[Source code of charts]
(begin)
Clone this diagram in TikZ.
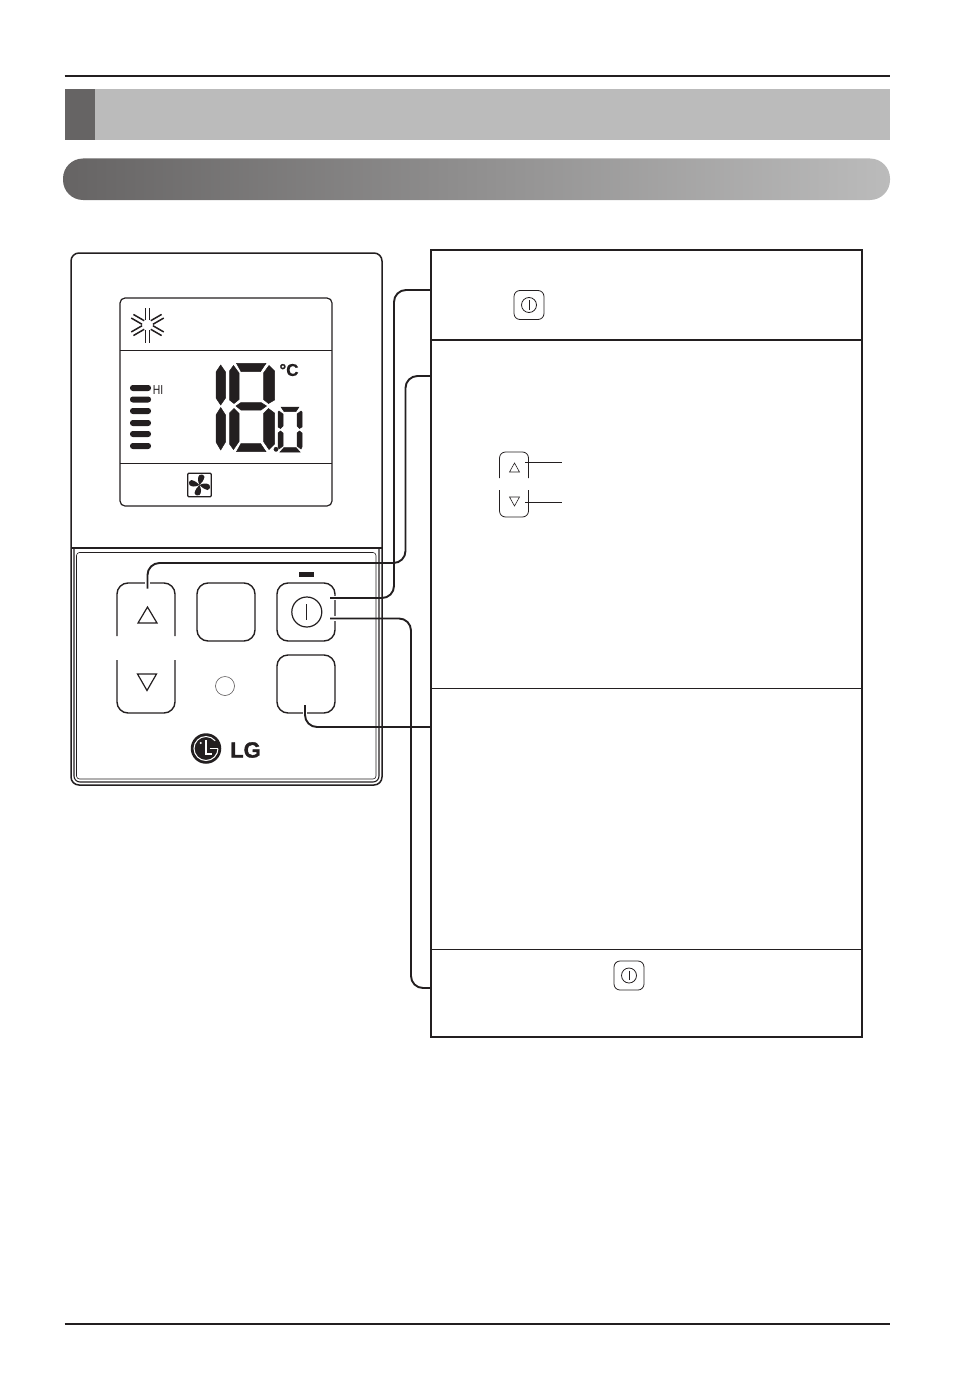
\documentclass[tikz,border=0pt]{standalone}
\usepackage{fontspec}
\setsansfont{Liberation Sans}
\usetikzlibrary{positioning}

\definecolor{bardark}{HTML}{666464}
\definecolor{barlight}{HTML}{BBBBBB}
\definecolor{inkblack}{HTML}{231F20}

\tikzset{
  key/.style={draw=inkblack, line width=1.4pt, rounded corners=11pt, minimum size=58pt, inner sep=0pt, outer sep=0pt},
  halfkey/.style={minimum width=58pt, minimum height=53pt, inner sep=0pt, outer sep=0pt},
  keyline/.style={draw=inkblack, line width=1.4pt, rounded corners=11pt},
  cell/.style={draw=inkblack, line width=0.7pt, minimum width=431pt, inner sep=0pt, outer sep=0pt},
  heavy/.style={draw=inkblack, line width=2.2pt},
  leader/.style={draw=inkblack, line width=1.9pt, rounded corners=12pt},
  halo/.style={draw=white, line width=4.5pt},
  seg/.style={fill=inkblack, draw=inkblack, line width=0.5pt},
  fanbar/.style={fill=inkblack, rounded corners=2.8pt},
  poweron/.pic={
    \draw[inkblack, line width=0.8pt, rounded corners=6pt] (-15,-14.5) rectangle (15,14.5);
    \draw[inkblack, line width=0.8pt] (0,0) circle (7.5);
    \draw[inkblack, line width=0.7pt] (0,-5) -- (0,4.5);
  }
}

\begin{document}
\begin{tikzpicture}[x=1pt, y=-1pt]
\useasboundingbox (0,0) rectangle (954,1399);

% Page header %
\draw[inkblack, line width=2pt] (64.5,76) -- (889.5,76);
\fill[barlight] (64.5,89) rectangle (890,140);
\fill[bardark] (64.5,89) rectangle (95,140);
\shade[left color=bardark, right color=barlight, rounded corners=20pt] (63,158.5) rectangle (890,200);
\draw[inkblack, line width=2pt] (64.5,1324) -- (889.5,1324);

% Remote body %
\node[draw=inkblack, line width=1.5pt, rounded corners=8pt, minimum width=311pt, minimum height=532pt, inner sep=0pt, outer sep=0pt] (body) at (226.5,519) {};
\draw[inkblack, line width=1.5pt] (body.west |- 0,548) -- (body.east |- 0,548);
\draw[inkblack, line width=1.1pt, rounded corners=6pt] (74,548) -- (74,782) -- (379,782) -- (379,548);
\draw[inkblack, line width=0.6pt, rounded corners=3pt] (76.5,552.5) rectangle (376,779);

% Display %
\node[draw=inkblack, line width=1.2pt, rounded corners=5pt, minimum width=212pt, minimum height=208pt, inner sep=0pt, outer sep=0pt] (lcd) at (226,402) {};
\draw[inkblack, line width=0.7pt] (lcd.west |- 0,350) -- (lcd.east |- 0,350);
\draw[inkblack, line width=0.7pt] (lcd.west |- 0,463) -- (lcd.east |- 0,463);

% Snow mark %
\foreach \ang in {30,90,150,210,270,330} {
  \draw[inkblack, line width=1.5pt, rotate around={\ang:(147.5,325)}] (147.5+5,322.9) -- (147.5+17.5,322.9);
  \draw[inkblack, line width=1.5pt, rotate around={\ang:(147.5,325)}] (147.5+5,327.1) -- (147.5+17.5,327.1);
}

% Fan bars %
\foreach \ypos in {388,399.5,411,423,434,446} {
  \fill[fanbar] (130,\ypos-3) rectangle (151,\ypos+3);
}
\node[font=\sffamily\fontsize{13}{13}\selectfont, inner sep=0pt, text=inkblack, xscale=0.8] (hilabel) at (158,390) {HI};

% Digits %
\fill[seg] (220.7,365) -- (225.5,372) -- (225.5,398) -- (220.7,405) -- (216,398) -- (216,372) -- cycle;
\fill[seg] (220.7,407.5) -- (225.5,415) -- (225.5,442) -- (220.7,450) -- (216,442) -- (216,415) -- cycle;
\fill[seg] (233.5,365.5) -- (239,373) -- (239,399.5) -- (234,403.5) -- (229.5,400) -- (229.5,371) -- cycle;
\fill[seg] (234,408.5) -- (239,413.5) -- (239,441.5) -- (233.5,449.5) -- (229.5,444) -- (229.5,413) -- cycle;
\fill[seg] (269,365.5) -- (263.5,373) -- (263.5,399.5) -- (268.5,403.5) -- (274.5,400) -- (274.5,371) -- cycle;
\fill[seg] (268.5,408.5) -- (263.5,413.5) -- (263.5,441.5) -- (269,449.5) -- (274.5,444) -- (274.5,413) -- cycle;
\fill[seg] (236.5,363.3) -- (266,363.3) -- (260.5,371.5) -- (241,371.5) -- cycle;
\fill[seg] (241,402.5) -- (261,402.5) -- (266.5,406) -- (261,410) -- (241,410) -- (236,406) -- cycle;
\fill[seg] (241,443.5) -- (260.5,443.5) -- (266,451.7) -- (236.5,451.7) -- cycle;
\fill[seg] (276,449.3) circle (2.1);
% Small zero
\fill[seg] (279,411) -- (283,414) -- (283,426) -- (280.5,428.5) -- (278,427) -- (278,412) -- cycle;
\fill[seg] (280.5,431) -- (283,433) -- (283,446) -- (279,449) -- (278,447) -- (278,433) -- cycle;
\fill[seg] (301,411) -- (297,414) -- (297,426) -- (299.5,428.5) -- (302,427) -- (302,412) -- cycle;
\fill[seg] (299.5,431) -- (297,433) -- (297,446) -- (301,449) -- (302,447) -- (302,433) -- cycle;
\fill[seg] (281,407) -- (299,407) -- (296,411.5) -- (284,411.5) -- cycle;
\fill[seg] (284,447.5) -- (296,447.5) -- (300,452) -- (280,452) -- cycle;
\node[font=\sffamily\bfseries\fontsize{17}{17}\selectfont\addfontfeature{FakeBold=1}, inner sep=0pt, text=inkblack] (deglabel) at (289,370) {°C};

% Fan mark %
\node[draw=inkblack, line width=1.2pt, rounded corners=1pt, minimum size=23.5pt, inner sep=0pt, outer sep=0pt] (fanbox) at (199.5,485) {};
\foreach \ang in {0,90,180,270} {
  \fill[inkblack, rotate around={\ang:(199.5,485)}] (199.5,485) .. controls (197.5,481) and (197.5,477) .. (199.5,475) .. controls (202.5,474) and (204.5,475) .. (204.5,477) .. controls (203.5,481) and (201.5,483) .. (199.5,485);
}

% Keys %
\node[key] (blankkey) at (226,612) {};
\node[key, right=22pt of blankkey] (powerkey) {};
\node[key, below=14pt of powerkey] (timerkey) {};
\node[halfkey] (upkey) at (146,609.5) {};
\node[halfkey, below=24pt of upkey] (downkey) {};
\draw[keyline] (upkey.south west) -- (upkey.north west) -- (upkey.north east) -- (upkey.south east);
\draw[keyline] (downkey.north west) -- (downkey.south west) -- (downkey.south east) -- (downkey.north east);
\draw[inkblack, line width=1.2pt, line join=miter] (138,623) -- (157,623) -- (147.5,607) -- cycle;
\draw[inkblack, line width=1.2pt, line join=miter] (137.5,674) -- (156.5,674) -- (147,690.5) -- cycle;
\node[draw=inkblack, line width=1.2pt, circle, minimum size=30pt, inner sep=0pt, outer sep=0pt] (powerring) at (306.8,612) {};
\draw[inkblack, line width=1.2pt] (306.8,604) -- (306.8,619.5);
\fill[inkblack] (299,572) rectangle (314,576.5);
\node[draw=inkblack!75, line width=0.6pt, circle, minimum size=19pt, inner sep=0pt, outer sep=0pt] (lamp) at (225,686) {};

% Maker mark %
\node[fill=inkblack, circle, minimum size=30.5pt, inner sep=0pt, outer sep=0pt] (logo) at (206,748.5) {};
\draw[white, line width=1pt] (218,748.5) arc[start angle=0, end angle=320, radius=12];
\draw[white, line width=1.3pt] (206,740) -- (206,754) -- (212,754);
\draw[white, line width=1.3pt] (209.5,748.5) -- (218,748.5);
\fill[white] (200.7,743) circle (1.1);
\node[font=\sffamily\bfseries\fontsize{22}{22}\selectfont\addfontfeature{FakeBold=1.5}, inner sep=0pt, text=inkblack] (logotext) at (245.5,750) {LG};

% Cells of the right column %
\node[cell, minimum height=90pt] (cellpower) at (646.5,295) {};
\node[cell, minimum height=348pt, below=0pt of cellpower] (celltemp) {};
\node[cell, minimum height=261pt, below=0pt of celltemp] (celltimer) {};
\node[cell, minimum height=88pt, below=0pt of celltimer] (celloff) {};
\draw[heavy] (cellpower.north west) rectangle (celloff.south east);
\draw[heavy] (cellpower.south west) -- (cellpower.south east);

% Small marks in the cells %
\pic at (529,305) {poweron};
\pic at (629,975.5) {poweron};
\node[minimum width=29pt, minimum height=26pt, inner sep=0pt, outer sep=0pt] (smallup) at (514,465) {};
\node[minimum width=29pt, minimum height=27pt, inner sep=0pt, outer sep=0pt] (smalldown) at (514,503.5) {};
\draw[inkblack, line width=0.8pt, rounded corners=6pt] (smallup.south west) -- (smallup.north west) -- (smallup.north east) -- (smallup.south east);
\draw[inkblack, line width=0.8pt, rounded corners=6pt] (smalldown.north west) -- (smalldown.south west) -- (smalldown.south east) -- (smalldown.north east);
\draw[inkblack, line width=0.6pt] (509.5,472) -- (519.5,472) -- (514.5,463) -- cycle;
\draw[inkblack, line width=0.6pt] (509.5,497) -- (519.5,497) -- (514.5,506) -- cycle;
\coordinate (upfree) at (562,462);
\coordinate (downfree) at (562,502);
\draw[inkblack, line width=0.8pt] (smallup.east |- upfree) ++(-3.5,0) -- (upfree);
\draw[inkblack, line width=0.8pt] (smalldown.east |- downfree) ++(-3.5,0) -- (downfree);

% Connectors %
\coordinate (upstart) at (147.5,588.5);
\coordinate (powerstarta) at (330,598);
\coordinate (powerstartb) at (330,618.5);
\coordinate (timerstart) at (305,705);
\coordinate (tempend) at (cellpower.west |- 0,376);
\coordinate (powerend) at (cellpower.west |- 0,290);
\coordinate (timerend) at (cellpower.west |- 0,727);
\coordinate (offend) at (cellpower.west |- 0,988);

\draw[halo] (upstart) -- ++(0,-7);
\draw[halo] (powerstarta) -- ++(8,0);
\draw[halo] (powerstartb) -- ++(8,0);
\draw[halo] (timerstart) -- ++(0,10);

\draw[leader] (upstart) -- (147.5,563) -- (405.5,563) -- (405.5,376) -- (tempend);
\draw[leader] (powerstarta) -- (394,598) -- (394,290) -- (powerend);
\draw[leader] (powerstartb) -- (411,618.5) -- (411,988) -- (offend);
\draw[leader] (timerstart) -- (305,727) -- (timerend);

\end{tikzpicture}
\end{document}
(end)
(begin)
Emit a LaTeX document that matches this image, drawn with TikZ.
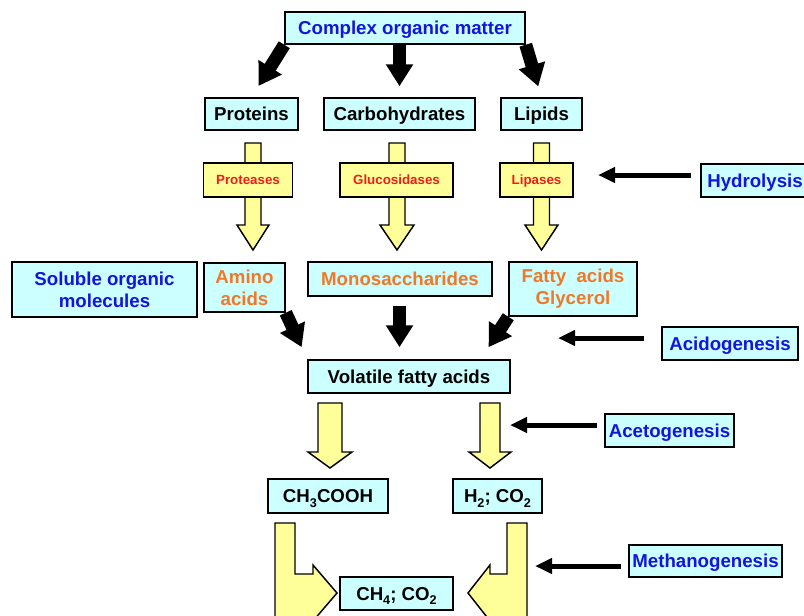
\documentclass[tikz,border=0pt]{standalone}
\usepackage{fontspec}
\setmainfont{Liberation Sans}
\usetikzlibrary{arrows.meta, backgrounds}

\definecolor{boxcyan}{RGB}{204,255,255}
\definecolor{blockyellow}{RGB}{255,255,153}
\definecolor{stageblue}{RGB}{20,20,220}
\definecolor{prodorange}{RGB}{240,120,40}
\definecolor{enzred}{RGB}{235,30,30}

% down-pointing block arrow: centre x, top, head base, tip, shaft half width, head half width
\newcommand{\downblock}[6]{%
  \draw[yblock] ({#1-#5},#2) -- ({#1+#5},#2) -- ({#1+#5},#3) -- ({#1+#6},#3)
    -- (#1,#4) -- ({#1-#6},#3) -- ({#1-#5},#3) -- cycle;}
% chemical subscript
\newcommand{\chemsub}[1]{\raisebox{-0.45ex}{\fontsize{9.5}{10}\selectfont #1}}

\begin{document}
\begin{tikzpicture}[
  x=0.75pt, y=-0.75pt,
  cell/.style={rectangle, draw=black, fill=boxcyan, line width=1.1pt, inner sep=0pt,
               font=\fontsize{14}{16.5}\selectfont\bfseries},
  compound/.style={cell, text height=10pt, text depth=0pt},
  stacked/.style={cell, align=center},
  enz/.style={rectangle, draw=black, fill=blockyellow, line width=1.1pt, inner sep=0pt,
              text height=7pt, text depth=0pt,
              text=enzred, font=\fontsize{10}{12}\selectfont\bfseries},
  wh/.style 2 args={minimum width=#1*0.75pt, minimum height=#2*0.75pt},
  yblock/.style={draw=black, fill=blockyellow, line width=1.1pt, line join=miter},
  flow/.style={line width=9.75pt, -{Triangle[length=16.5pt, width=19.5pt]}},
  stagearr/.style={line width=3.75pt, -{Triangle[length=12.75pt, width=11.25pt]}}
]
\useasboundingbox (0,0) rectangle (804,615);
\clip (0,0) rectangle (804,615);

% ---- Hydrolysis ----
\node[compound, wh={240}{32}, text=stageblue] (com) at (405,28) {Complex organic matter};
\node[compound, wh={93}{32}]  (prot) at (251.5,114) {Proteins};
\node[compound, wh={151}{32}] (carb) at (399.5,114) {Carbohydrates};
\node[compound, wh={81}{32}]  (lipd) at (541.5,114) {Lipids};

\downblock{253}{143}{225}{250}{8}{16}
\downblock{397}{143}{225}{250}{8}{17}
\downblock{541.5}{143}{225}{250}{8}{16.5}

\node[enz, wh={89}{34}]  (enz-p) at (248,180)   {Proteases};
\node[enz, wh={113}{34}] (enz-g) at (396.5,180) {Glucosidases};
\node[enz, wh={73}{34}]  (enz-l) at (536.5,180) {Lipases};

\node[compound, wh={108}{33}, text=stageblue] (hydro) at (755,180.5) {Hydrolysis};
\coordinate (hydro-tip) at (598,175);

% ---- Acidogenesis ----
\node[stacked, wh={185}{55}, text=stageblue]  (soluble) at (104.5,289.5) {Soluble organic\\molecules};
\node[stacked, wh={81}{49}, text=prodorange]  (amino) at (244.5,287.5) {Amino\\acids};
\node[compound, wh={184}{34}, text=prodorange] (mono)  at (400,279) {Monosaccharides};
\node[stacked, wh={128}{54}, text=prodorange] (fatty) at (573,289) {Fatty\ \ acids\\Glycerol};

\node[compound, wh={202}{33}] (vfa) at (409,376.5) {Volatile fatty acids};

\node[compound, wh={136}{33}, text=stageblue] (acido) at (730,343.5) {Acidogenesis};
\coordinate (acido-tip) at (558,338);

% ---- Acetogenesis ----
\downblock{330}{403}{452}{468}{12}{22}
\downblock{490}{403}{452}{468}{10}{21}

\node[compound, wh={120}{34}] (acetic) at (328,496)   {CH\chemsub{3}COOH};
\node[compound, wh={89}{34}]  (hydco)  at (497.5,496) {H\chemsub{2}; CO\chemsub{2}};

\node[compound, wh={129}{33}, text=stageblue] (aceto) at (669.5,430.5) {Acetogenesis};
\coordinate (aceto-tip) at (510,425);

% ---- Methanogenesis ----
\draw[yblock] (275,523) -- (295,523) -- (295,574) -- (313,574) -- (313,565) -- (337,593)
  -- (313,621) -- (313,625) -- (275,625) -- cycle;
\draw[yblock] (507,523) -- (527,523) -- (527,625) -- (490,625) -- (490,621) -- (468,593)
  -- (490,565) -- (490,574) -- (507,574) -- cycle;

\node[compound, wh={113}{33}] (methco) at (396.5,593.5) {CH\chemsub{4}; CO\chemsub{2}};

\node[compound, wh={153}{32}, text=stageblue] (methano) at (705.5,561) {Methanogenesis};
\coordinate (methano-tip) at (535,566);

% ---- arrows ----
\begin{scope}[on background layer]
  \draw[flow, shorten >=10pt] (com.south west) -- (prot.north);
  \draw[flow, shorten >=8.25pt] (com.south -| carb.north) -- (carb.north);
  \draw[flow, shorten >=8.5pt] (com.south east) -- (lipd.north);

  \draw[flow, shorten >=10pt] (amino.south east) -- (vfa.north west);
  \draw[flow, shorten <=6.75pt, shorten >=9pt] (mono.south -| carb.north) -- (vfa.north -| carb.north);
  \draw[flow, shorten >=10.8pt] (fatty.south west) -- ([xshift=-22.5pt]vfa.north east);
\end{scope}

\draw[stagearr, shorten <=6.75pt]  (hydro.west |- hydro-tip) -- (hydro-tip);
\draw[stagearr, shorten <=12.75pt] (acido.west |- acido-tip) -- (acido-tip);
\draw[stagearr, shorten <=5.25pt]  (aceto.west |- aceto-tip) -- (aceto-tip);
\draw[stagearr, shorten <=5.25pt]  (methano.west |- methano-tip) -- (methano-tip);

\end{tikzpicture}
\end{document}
(end)
● **WHAT TO DO**
What is the number of lines in the data above that include the word "this"? Answer with that number only.

● **EXERCISE RESPONSE**
2